Ross Wilson: They did show some interest. I had scouts at a couple of my games, and they were watching me play all year. So yeah, I did receive interest from them throughout the year.
With the college offer at the University of Alabama currently on your plate, how does the affect your decision to sign with the Padres or begin a college career?
Ross Wilson: The thing I did, I had a set dollar amount, and I wasn't going to go under. I still feel that that is the best way to do it. If I get it great, if not, I go to Alabama for three years, and try and improve my stock.
In the baseball draft, signability is a key term that comes into play with a high school player. For you is it the set dollar amount that you talked about, and how did that amount come about?

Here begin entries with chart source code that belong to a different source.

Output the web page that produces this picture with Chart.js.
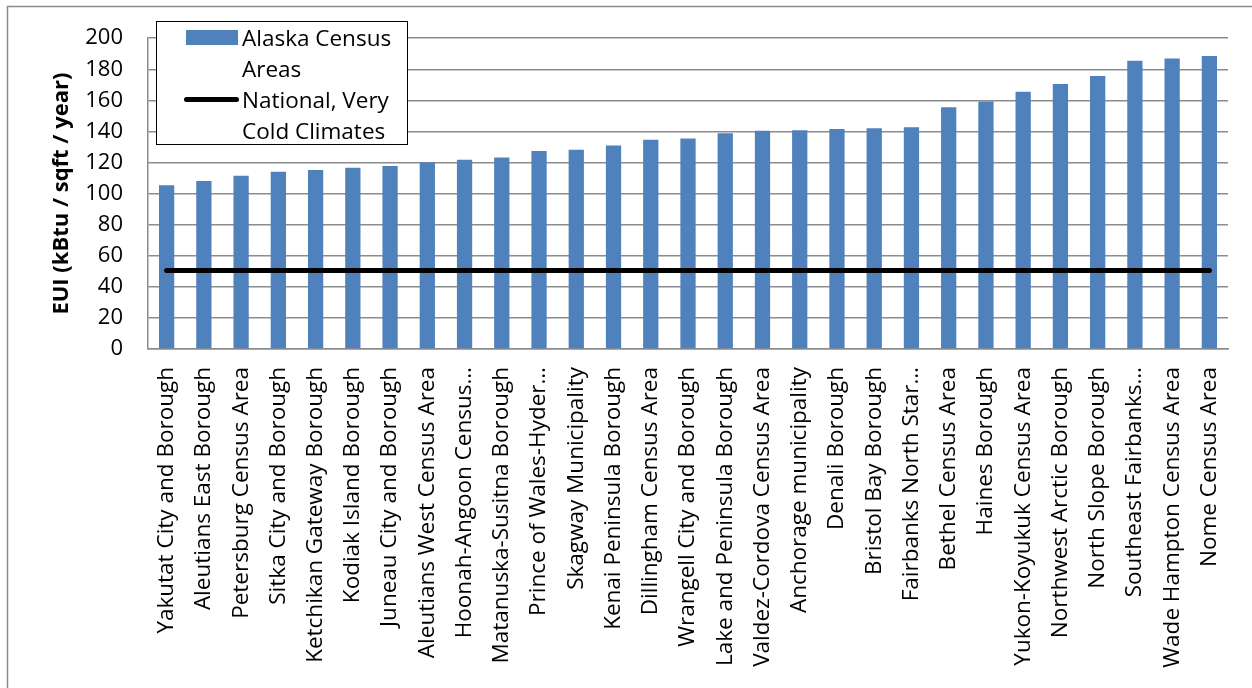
<!DOCTYPE html>
<html>
<head>
<meta charset="utf-8">
<script src="https://cdn.jsdelivr.net/npm/chart.js@4.4.1/dist/chart.umd.min.js"></script>
<style>
  body { margin: 0; background: #fff; }
  #wrap { position: relative; width: 1252px; height: 688px; }
  #legend {
    position: absolute; left: 156px; top: 21px; width: 250px; height: 122px;
    border: 1.5px solid #000; background: #fff;
    font-family: "Open Sans", sans-serif; font-size: 22.5px; line-height: 31px; color: #000;
  }
  .item { position: relative; padding-left: 85px; width: 165px; }
  .sw { position: absolute; }
</style>
</head>
<body>
<div id="wrap">
  <canvas id="euiChart" width="1252" height="688"></canvas>
  <div id="legend"></div>
</div>
<script>
const areaLabels = [
  "Yakutat City and Borough", "Aleutians East Borough", "Petersburg Census Area",
  "Sitka City and Borough", "Ketchikan Gateway Borough", "Kodiak Island Borough",
  "Juneau City and Borough", "Aleutians West Census Area", "Hoonah-Angoon Census…",
  "Matanuska-Susitna Borough", "Prince of Wales-Hyder…", "Skagway Municipality",
  "Kenai Peninsula Borough", "Dillingham Census Area", "Wrangell City and Borough",
  "Lake and Peninsula Borough", "Valdez-Cordova Census Area", "Anchorage municipality",
  "Denali Borough", "Bristol Bay Borough", "Fairbanks North Star…",
  "Bethel Census Area", "Haines Borough", "Yukon-Koyukuk Census Area",
  "Northwest Arctic Borough", "North Slope Borough", "Southeast Fairbanks…",
  "Wade Hampton Census Area", "Nome Census Area"
];
const alaskaEui = [105.3, 108.1, 111.5, 114.1, 115.2, 116.7, 117.7, 120.1, 121.8, 123.3,
  127.4, 128.2, 131.0, 134.6, 135.5, 138.9, 140.4, 140.8, 141.5, 142.1,
  142.7, 155.5, 159.2, 165.6, 170.5, 175.6, 185.5, 187.0, 188.5];
const nationalEui = [50.5, 50.5, 50.5, 50.5, 50.5, 50.5, 50.5, 50.5, 50.5, 50.5,
  50.5, 50.5, 50.5, 50.5, 50.5, 50.5, 50.5, 50.5, 50.5, 50.5,
  50.5, 50.5, 50.5, 50.5, 50.5, 50.5, 50.5, 50.5, 50.5];
const yTicks = [0, 20, 40, 60, 80, 100, 120, 140, 160, 180, 200];

const gridGray = '#8c8c8c';

// fond blanc + cadre gris en haut et a gauche
const framePlugin = {
  id: 'frame',
  beforeDraw(chart) {
    const c = chart.ctx;
    c.save();
    c.fillStyle = '#fff';
    c.fillRect(0, 0, chart.width, chart.height);
    c.strokeStyle = '#8a8a8a';
    c.lineWidth = 1.5;
    c.beginPath();
    c.moveTo(7.5, chart.height);
    c.lineTo(7.5, 6.5);
    c.lineTo(chart.width, 6.5);
    c.stroke();
    c.restore();
  }
};

const ctx = document.getElementById('euiChart').getContext('2d');
const chart = new Chart(ctx, {
  type: 'bar',
  data: {
    labels: areaLabels,
    datasets: [
      {
        type: 'line',
        label: 'National, Very Cold Climates',
        data: nationalEui,
        borderColor: '#000',
        backgroundColor: '#000',
        borderWidth: 5,
        borderCapStyle: 'round',
        pointRadius: 0,
        order: 0
      },
      {
        label: 'Alaska Census Areas',
        data: alaskaEui,
        backgroundColor: '#4f81bd',
        barPercentage: 0.41,
        categoryPercentage: 1,
        order: 1
      }
    ]
  },
  options: {
    responsive: false,
    animation: false,
    layout: { padding: { top: 37, right: 24, left: 0, bottom: 0 } },
    plugins: {
      legend: { display: false },
      tooltip: { enabled: false }
    },
    scales: {
      x: {
        grid: { display: false },
        border: { display: true, color: gridGray, width: 1.5 },
        ticks: {
          autoSkip: false,
          maxRotation: 90,
          minRotation: 90,
          padding: 10,
          color: '#000',
          font: { family: 'Open Sans', size: 22.5 }
        },
        afterFit(scale) { scale.height = 688 - 349; }
      },
      y: {
        min: 0,
        max: 200,
        afterBuildTicks(scale) { scale.ticks = yTicks.map(v => ({ value: v })); },
        grid: { color: gridGray, lineWidth: 1.5, drawTicks: false },
        border: { display: true, color: gridGray, width: 1.5 },
        ticks: {
          padding: 25,
          color: '#000',
          font: { family: 'Open Sans', size: 22 }
        },
        title: {
          display: true,
          text: 'EUI (kBtu / sqft / year)',
          color: '#000',
          font: { family: 'Open Sans', size: 22, weight: 'bold' },
          padding: { top: 49, bottom: 0 }
        },
        afterFit(scale) { scale.width = 148; }
      }
    }
  },
  plugins: [framePlugin]
});

// legende HTML (barres puis ligne)
const legend = document.getElementById('legend');
const legendItems = [chart.data.datasets[1], chart.data.datasets[0]];
legendItems.forEach(ds => {
  const row = document.createElement('div');
  row.className = 'item';
  const sw = document.createElement('div');
  sw.className = 'sw';
  if (ds.type === 'line') {
    sw.style.cssText = 'left:27px;top:13px;width:55px;height:5px;border-radius:3px;background:' + ds.borderColor;
  } else {
    sw.style.cssText = 'left:29px;top:8px;width:52px;height:15px;background:' + ds.backgroundColor;
  }
  row.appendChild(sw);
  const txt = document.createElement('span');
  txt.textContent = ds.label;
  row.appendChild(txt);
  legend.appendChild(row);
});
</script>
</body>
</html>
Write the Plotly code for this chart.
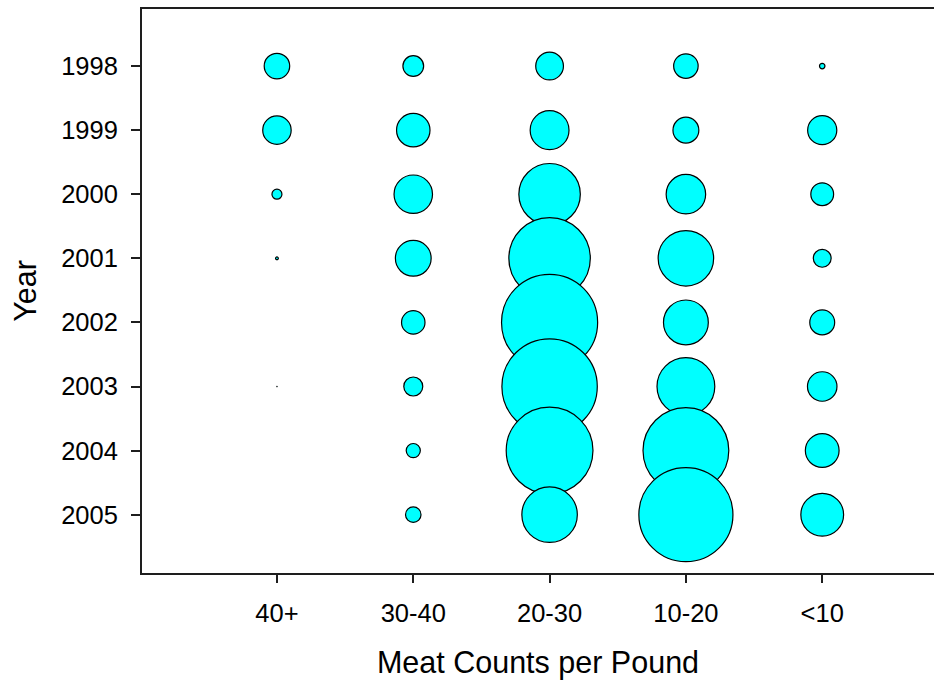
import plotly.graph_objects as go

categories = ["40+", "30-40", "20-30", "10-20", "<10"]
years = [1998, 1999, 2000, 2001, 2002, 2003, 2004, 2005]

# relative share (bubble area) per meat-count category, by year (None = no catch)
share_40plus = [6.5, 8.1, 1.0, 0.08, None, 0.0025, None, None]
share_30_40 = [4.3, 11.2, 14.8, 12.8, 5.5, 3.6, 2.0, 2.4]
share_20_30 = [7.7, 15.1, 37.8, 66.4, 92.4, 91.0, 75.3, 30.8]
share_10_20 = [6.0, 6.7, 15.6, 30.8, 20.1, 33.4, 73.6, 88.5]
share_lt10 = [0.3, 8.5, 5.2, 3.2, 6.2, 8.7, 11.4, 18.3]

series = [share_40plus, share_30_40, share_20_30, share_10_20, share_lt10]

xs, ys, vs = [], [], []
for cat, vals in zip(categories, series):
    for yr, v in zip(years, vals):
        if v is None:
            continue
        xs.append(cat)
        ys.append(yr)
        vs.append(v)

fig = go.Figure(go.Scatter(
    x=xs, y=ys, mode="markers",
    marker=dict(size=vs, sizemode="area", sizeref=0.02, sizemin=0,
                color="#00FFFF", line=dict(color="black", width=1.2), opacity=1),
    hoverinfo="skip", showlegend=False, cliponaxis=False,
))

font = "Liberation Sans, Arial, sans-serif"
axis_color = "#1e1e1e"
fig.update_layout(
    width=934, height=681,
    margin=dict(l=142, r=0, t=9, b=108),
    plot_bgcolor="white", paper_bgcolor="white",
    font=dict(family=font, color="black"),
)
fig.update_xaxes(
    type="category", categoryorder="array", categoryarray=categories,
    range=[-0.99, 4.82],
    showline=True, linecolor=axis_color, linewidth=2, mirror=True,
    ticks="outside", ticklen=8, tickwidth=2, tickcolor=axis_color,
    ticklabelstandoff=8,
    showgrid=False, zeroline=False,
    tickfont=dict(size=25.5, family=font, color="black"),
    title=dict(text="Meat Counts per Pound", font=dict(size=30.5, family=font, color="black"), standoff=26),
)
fig.update_yaxes(
    range=[2005.91, 1997.11], tickvals=years, ticktext=[str(y) for y in years],
    showline=True, linecolor=axis_color, linewidth=2, mirror=False,
    ticks="outside", ticklen=9, tickwidth=2, tickcolor=axis_color,
    ticklabelstandoff=8,
    showgrid=False, zeroline=False,
    tickfont=dict(size=25.5, family=font, color="black"),
    title=dict(text="Year", font=dict(size=30.5, family=font, color="black"), standoff=15),
)

fig.write_html(
    "out.html",
    config={"displayModeBar": False},
    post_script="document.body.style.margin='0';document.body.style.overflow='hidden';",
)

Ross Wilson: My family and I sat down and talked about the plusses of college, and the plusses of going to professional baseball. And with my abilities, and with what I can do, that's when we decided on a set dollar amount that was fair to me, in our opinion.
What have you taken from your illustrious high school football career to better prepare yourself for professional baseball?
Ross Wilson: What you take from (football) is just the competitive aspects, and the discipline to go out there day in and day out at all the football practices. Which is what was good at Hoover, it is something that will help me in college.
Sorry to do it, but I must ask. Did being one of the key figures on MTV's Two-a-Days, put any added pressure on you as a baseball player?
Ross Wilson: It wasn't necessarily pressure, but there were definitely games where I was playing, and people would heckle me, and stuff like that. But that doesn't really get to me. Most players like to hear it, because it will light the fire. That's just really the only thing that I noticed.
Do you think young athletes should be competing at a high level in multiple sports as you did, or do you feel that a young athlete should concentrate on one sport?
Ross Wilson: I think it's a big positive playing two sports. Just because you have to balance both sports, and it keeps you going all year round. Once I get to college, it will give me time to just focus on baseball, when I have been focusing on two, and I think it will help me improve.
Can you talk about your game, at the plate and in the field?
Ross Wilson: At the plate, I'm pretty aggressive, and I don't really like to get cheated too much. Doubles, you know, doubles guy, power guy sometimes, trying to hit for a good average.
What positions did you play in high school, and what do you project to play in the future?
Ross Wilson: I think a lot of people have me at short, or second base. And I played third my freshman year, so just whatever happens.
When dissecting your game, do you feel there is an area you would call a weakness or something in your game that needs a little improvement?
Ross Wilson: I think there is some things in my game that I need to improve on. And I think that at Alabama, the coach there will give me support and the tutelage that I need.
Who do you compare to at the major league level so we can give fans an idea of what your game resembles.
Ross Wilson: I've heard from scouts that say that I was like a Bret Boone, because I'm aggressive but still have some pop. I mean that's who I've been compared to by some scouts.
What is your best baseball moment? What sticks out for you?
Ross Wilson: Playing in the semi-finals my sophomore year. Being close in all the games, that's something were everybody wants to compete, and just get to the highest level.
Who was your favorite team and favorite player growing up?
Ross Wilson: My favorite player is A-Rod. I just like they way he plays. In my opinion, he is the best player in the major leagues. I always watch and keep up with him.
I do like the Yankees, but I like a bunch of different teams. The Braves and teams like that.
Do you have any idea of the Padres farm system? Where do you think you fit in their system?
Ross Wilson: My dad really does all that, and I stay out of it.
If you do start your professional career in baseball, what do you look forward to the most?
Ross Wilson: Just getting the opportunity to go out and play everyday, and then hopefully work my way into the major leagues.